There is a parade of nominations that occur and I think a couple of people have nominated me for a few things, and I nominated my Brett Favre video (hey can 5,000 YouTube viewers be wrong? absolutely). But like TSA at airports, I believe the nomination process is cosmetic. Any comedian on Facebook in the NYC area should be able to predict who will be nominated for these awards. So with that said I will be re-naming some of the awards to reflect my predicted nominees. Of course, this is (mostly) not aimed at the nominees, but simply at the process, for which the dye is already cast, and at the people who would act above awards and pretend to be artists but because of industry carrots dangling before them, are unabashedly competitive. Your categories are:
Best Male Comedian – “Who has the most television appearances this year – Comedy Central Presents a Plus, Comix appearances also a plus.”
Best Female Comedian – see above
Best Host – “Who runs the shows most heavily promoted by Time Out NY”
Best Podcast – “All comics listen to Marc Maron, right? So how about him and 4 others. Did he already win? Fu*k.”
Best Sketch Video – “Have the people nominated last year done any new videos this year, because it would take too long to watch lots of videos from people we do not know.”
“Best Improv Group” – “Improv is painful most of the time, but to look all-encompassing as a comedy awards show here ya go”
Best Website – “What websites, regardless of design and innovation, are the best at promoting already established acts or acts with sufficient industry heat behind them, while never critiquing or offering substantive industry commentary or criticism beyond consensus beliefs for fear of risking their own access to events?”
Outstanding achievement in tweeting – “which hyper liberal with possible Comedy Central connections do we like?”
Emerging Comic – “If you are on Facebook enough and get enough invites to Time Out NY-favorite and Comix shows you will know at least 3 or 4 of the nominees (New York’s Funniest finalists from the contest preceding the NY Comedy Festival a definite plus.
Now of course, most of the people nominated will be talented and funny and I do not mean to disparage them.

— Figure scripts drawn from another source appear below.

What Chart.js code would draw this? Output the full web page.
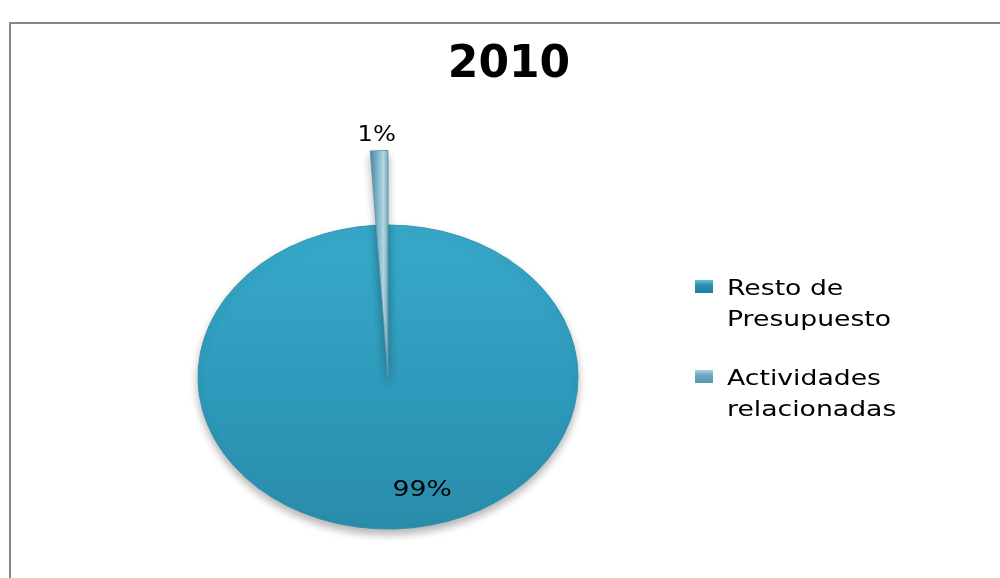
<!DOCTYPE html>
<html>
<head>
<meta charset="utf-8">
<script src="https://cdn.jsdelivr.net/npm/chart.js@4.4.1/dist/chart.umd.min.js"></script>
<style>
  html, body { margin: 0; padding: 0; background: #ffffff; }
  #wrap { position: relative; width: 1000px; height: 578px; }
</style>
</head>
<body>
<div id="wrap"><canvas id="c" width="1000" height="578"></canvas></div>
<script>
// ---- data ----
const titleText = '2010';
const categories = ['Resto de Presupuesto', 'Actividades relacionadas'];
const values = [99, 1];
const pctLabels = ['99%', '1%'];

// ---- styling ----
const sliceColors = ['#2f9bbd', '#7fb4c8'];
const legendColors = ['#2a8fae', '#6ea8bf'];
const ellipseRatio = 0.8;
const pieRadius = 190;
const textScaleX = 1.27;
const explodeScale = [1, 1.49]; // exploded (pulled-out) slice drawn longer, like the 3D original

function gradFor(chart, i) {
  const area = chart.chartArea;
  if (!area) return sliceColors[i];
  const cy = (area.top + area.bottom) / 2;
  if (i === 0) {
    const g = chart.ctx.createLinearGradient(0, cy - pieRadius, 0, cy + pieRadius);
    g.addColorStop(0, '#38a9ca');
    g.addColorStop(0.5, '#2f9bbc');
    g.addColorStop(1, '#2a8cab');
    return g;
  }
  const cx = area.left + area.width / 2;
  const g = chart.ctx.createLinearGradient(cx - 17, 0, cx + 1, 0);
  g.addColorStop(0, '#4f8fa8');
  g.addColorStop(0.45, '#8fc2d4');
  g.addColorStop(0.7, '#b9dbe6');
  g.addColorStop(1, '#6aa3b9');
  return g;
}

function drawStretched(ctx, text, x, y, sx, align) {
  ctx.save();
  ctx.translate(x, y);
  ctx.scale(sx, 1);
  ctx.textAlign = align;
  ctx.fillText(text, 0, 0);
  ctx.restore();
}

function wrapWords(ctx, text, maxW, sx) {
  const words = text.split(' ');
  const lines = [];
  let cur = '';
  words.forEach(w => {
    const t = cur ? cur + ' ' + w : w;
    if (cur && ctx.measureText(t).width * sx > maxW) {
      lines.push(cur);
      cur = w;
    } else {
      cur = t;
    }
  });
  if (cur) lines.push(cur);
  return lines;
}

const ellipsePlugin = {
  id: 'ellipse',
  afterDatasetsUpdate(chart) {
    const meta = chart.getDatasetMeta(0);
    meta.data.forEach((arc, i) => {
      arc.outerRadius = arc.outerRadius * (explodeScale[i] || 1);
    });
  },
  beforeDraw(chart) {
    const ctx = chart.ctx;
    ctx.save();
    ctx.strokeStyle = '#878787';
    ctx.lineWidth = 2;
    ctx.strokeRect(10, 23, 1000, 600);
    ctx.restore();
  },
  beforeDatasetsDraw(chart) {
    const ctx = chart.ctx;
    const a = chart.chartArea;
    const cy = (a.top + a.bottom) / 2;
    ctx.save();
    ctx.translate(0, cy);
    ctx.scale(1, ellipseRatio);
    ctx.translate(0, -cy);
    ctx.shadowColor = 'rgba(0,0,0,0.3)';
    ctx.shadowBlur = 9;
    ctx.shadowOffsetY = 5;
  },
  afterDatasetsDraw(chart) {
    chart.ctx.restore();
  },
  afterDraw(chart) {
    const ctx = chart.ctx;
    // title
    ctx.save();
    ctx.fillStyle = '#000000';
    ctx.font = 'bold 44px "DejaVu Sans"';
    ctx.textAlign = 'center';
    ctx.textBaseline = 'alphabetic';
    ctx.fillText(titleText, 509, 77);
    ctx.restore();

    // percentage labels
    const meta = chart.getDatasetMeta(0);
    const cx = chart.chartArea.left + chart.chartArea.width / 2;
    const cy = (chart.chartArea.top + chart.chartArea.bottom) / 2;
    ctx.save();
    ctx.fillStyle = '#000000';
    ctx.font = '21px "DejaVu Sans"';
    ctx.textBaseline = 'alphabetic';
    meta.data.forEach((arc, i) => {
      const p = arc.getProps(['startAngle', 'endAngle', 'outerRadius'], true);
      const mid = (p.startAngle + p.endAngle) / 2;
      if (i === 0) {
        const d = pieRadius * 0.75;
        drawStretched(ctx, pctLabels[i], cx + Math.cos(mid) * d, cy + Math.sin(mid) * d * ellipseRatio + 5, textScaleX, 'left');
      } else {
        const d = p.outerRadius + 12;
        drawStretched(ctx, pctLabels[i], cx + Math.cos(mid) * d - 2, cy + Math.sin(mid) * d * ellipseRatio, 1.15, 'center');
      }
    });
    ctx.restore();

    // legend
    ctx.save();
    ctx.font = '21px "DejaVu Sans"';
    ctx.textBaseline = 'alphabetic';
    const legendX = 695, textX = 727;
    let y = 295;
    categories.forEach((name, i) => {
      const lines = wrapWords(ctx, name, 190, textScaleX);
      const g = ctx.createLinearGradient(0, y - 15, 0, y - 2);
      g.addColorStop(0, i === 0 ? '#5fc0dc' : '#a9d2e0');
      g.addColorStop(0.4, legendColors[i]);
      g.addColorStop(1, i === 0 ? '#23809c' : '#5b95ab');
      ctx.fillStyle = g;
      ctx.fillRect(legendX, y - 15, 18, 13);
      ctx.fillStyle = '#000000';
      lines.forEach((ln, k) => {
        drawStretched(ctx, ln, textX, y + k * 31, textScaleX, 'left');
      });
      y += lines.length * 31 + 28;
    });
    ctx.restore();
  }
};

new Chart(document.getElementById('c'), {
  type: 'pie',
  data: {
    labels: categories,
    datasets: [{
      data: values,
      backgroundColor: (c) => gradFor(c.chart, c.dataIndex),
      borderColor: ['#2b8fad', '#5d98ae'],
      borderWidth: 1,
      clip: false
    }]
  },
  options: {
    responsive: false,
    animation: false,
    radius: pieRadius,
    layout: { padding: { left: 0, right: 224, top: 176, bottom: 0 } },
    plugins: {
      legend: { display: false },
      title: { display: false },
      tooltip: { enabled: false }
    }
  },
  plugins: [ellipsePlugin]
});
</script>
</body>
</html>
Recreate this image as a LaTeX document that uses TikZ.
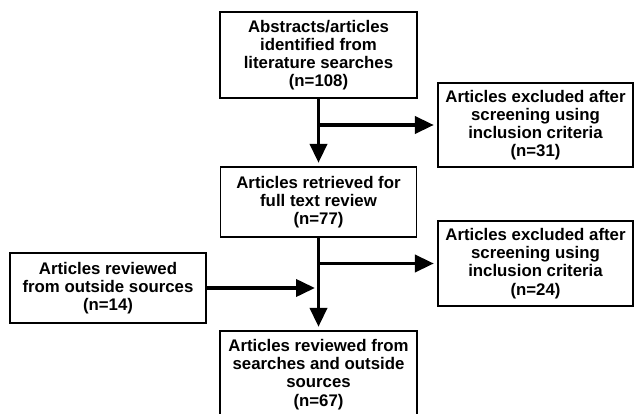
\documentclass[tikz,border=0pt]{standalone}
\usepackage{fontspec}
\setmainfont{Liberation Sans}
\usetikzlibrary{arrows.meta}
\tikzset{
  box/.style={draw=black, line width=1.3pt, rectangle, align=center, inner sep=0pt,
    font=\fontsize{16.8}{18.2}\selectfont\bfseries},
  arr/.style={line width=3.8pt, -{Triangle[length=19pt,width=17pt]}, shorten >=3.5pt}
}
\begin{document}
\begin{tikzpicture}[x=1pt,y=-1pt]
\useasboundingbox (0,0) rectangle (634,414);
\begin{scope}
\clip (0,0) rectangle (634,414);
\node[box, minimum width=197pt, minimum height=86pt] (b1) at (318.5,55) {Abstracts/articles\\identified from\\literature searches\\(n=108)};
\node[box, minimum width=195pt, minimum height=84pt] (r1) at (535.5,125) {Articles excluded after\\screening using\\inclusion criteria\\(n=31)};
\node[box, minimum width=196pt, minimum height=70pt] (b2) at (318.5,202) {Articles retrieved for\\full text review\\(n=77)};
\node[box, minimum width=196pt, minimum height=70pt] (l) at (108,288) {Articles reviewed\\from outside sources\\(n=14)};
\node[box, minimum width=195pt, minimum height=85pt] (r2) at (535.5,263.5) {Articles excluded after\\screening using\\inclusion criteria\\(n=24)};
\node[box, minimum width=197pt, minimum height=87pt] (b4) at (318.5,374.5) {Articles reviewed from\\searches and outside\\sources\\(n=67)};
\draw[arr] (b1.south) -- (b2.north);
\draw[arr] (b1.south |- r1.west) -- (r1.west);
\draw[arr] (b2.south) -- (b4.north);
\draw[arr] (b2.south |- r2.west) -- (r2.west);
\draw[arr] (l.east) -- (l.east -| b2.south);
\end{scope}
\end{tikzpicture}
\end{document}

And I have no problem with awards shows. But the charade of a nomination process (sort of the on-line version of “open call” casting lines) coupled with the “awards are beneath comedy” hypocrisy make this sort of an offensive exercise. Do you really think dozens of podcasts are being reviewed for quality, humor and insight? Or that hundreds or maybe thousands of YouTube videos are being watched? It is not that seeing 5 talented comedians get nominated is a crime – no one will be upset with the eventual nominees. But the injustice is in promoting a charade as some egalitarian and official process, while I believe that if even one good comedian (let alone dozens) is not given equal recognition and consideration for his or her nominated work then the whole process is corrupt. But there is some industry presence at these awards, which combined with an outpouring of delusional submissions for nominees gives an air of legitimacy that is far bigger than it should be. I would have no problem with a committee picking all the nominees without an open process. But like Presidential and Congressional elections, the powers that be need the proletariat to engage in the process to give it legitimacy, while simultaneously undermining their own interests by participating.
But a sincere good luck to most of the eventual/already decided nominees – you all work hard at what you do and comedy is a great thing, even if the comedy business sucks. But if we can be honest about this: there is a new award category this year for the ECNYs – where people can nominate their own category. How about: “biggest charade.”
But here is the most telling thing I learned about comedy over the last couple of years. I wrote a blog not so long ago that basically denounced the comedy industry (not comedy itself) as just a microcosm of American capitalism run amok. I bashed bringer shows and open call lines in particular, but generally the culture of a profession that could take people’s dreams and personal work and manipulate those for one-sided financial gain. The blog was forwarded around extensively and I had many people comment on it and tell me in person that they thought it was great. The thing you need to know about comedy is this – over half the comments posted to the blog and supporting what I had wrote were left under pseudonyms or anonymous. Good thing there’s no award for courage in comedy.